E. Equivalent hydrogen atoms in a molecule give the same NMR signal. Equivalent hydrogen atoms in a molecule have an identical relationship to all the other atoms in the molecule, and are found on the same sp3 atom (bond rotation makes them equivalent) or entire groups are equivalent due to symmetry in the molecule (i.e. the six equivalent hydrogens on the two methyls of an isopropyl group). Determining how many equivalent hydrogens are in a molecule can be very tricky (Skull and Crossbones!) so PRACTICE.

F. The size (integration) of the signal in an 1H NMR spectrum is proportional to the number of equivalent hydrogens in each signal.

G. Adjacent nuclei have magnetic fields associated with their spins. The spins of equivalent adjacent nuclei can be either +1/2 or -1/2, and at room temperature they are found in about a 50:50 mixture at any given nucleus (very slight excess of lower energy +1/2). These can add to give n+1 different spin combinations in the proportions predicted by Pascal's triangle. Each different spin combination produces a different magetic field, which leads to n+1 splittings in the peaks of the NMR spectra of the adjacent (no more than three bonds away) nuclei.

H. The distance between peaks split in this way is called the coupling constant ("J").

I. Bottom Line, chemical shift tells you what functional groups are present, integration tells you how many equivalent H atoms there are and splitting patterns tell you how the atoms are connected to each other.

7. For infrared (IR) spectroscopy, all you have to know is that bonds absorb energy in the infrared region corresponding to bond vibrations. The more polar the bond, the larger the absorption, and the stronger the bond/lighter the atoms, the higher the frequency of absorbed energy. Entirely symmetric bonds do not absorb. Important peaks in an infrared spectrum are associated with NH, OH, CO, and CN bonds. -OH bonds and Carbonyls, C=O, give very strong absorptions and are particularly useful for identifying the different functional groups in molecules.

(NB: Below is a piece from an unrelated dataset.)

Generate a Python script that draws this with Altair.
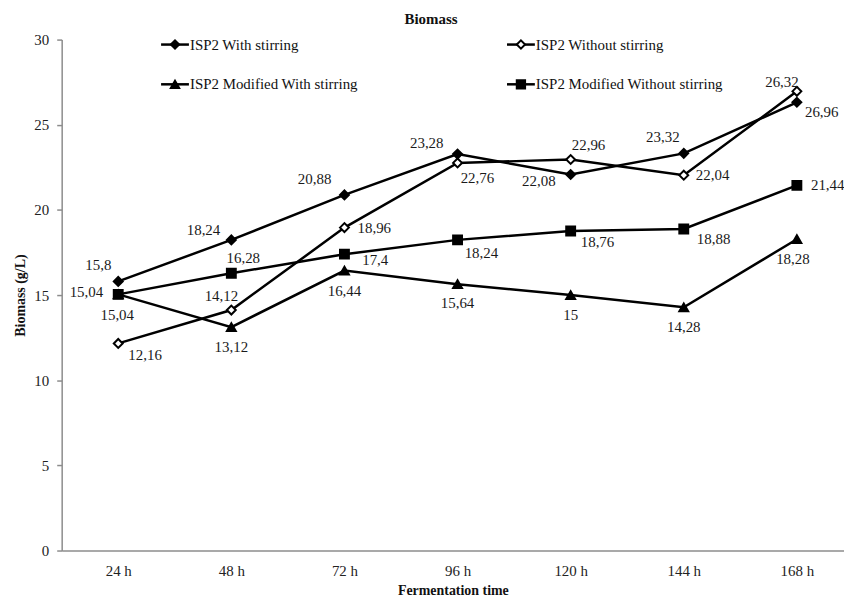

SUMMARY OF SKILLS YOU MUST MASTER FOR THE MCAT:

1) Be familiar with second semester reactions by using the roadmaps as a study aid and organizational tool. Focus on aldehydes/ketones, carboxylic acids, esters, the aldol reaction, Claisen reaction, Michael reaction, electrophilic aromatic substitution (directing effects) and reactions of aryl diazoniums.

2) Understand that absorbtion of ultraviolet and visible light involves exciting electrons from filled to unfilled orbitals.

3) Mass spectral analysis is the primary means of determining molecular weight.

3) Be able to derive structure from NMR spectra by understanding how chemical shift identifies functional groups, integration quantifies the amount of equivalent hydrogens corresponding to each signal and splitting provides information concerning which atoms are next to each other.

4) Be able to identify the presence of OH, NH, CO and especiallyC=O groups in molecules by IR (infrared spectroscopy).